I encourage you to take some time to read 2 Samuel 12-20 of all the trouble David got into because of what he did to Bathsheba—pain, heartache, murder, wasted time and strength and resources of God’s Kingdom.  Think of your own lives today and walk in integrity.

But there is another bit of advice I think is even more relevant and likely to come from the mouth of Bathsheba, a woman trying to make her way in a man’s world where she had no power, no voice, no respect, no guarantee of justiceProverbs 31:8-9.

Proverbs 31:8-9
Speak up for those who cannot speak for themselves; ensure justice for those being crushed.  Yes, speak up for the poor and helpless, and see that they get justice.

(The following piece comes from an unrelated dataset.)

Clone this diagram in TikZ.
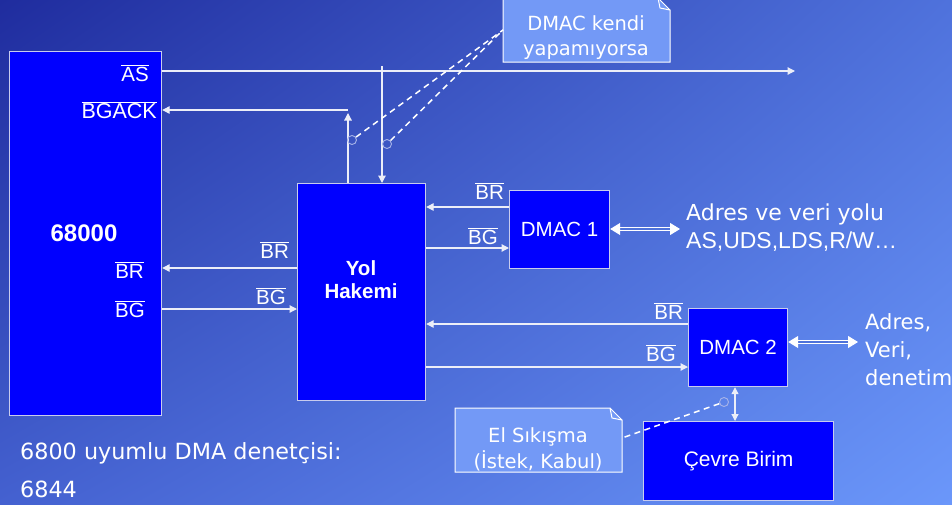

God can use anything in your life to accomplish his plans.  He can use your mistakes, your fears, your trauma, your sin.  God could even use an affair or a sexual assault to accomplish His plans.  That doesn’t mean we should go looking for these things.  Certainly not.  Who wants the pain and suffering and darkness and death that come from these evils?

No, we don’t go looking for them, but sometime these evils come and find us.  And if something like this has found you, I want you to know that God loves you.  God cares about you.  He knows the whole story.  And even if it feels like the world doesn’t understand or care or seek justice for you:
            GOD CARES.
                        GOD UNDERSTANDS.
                                    AND GOD WILL BRING JUSTICE as only God can.

And Jesus, the great, geat, great... grandson of beautiful Bathsheba is the answer.  He is the One who:
                    And in the end will MAKE ALL THINGS RIGHT!

He is the One who was born in a manger, but He is also the One we wait for who will come again to judge the living and the dead and make all things new.  Amen.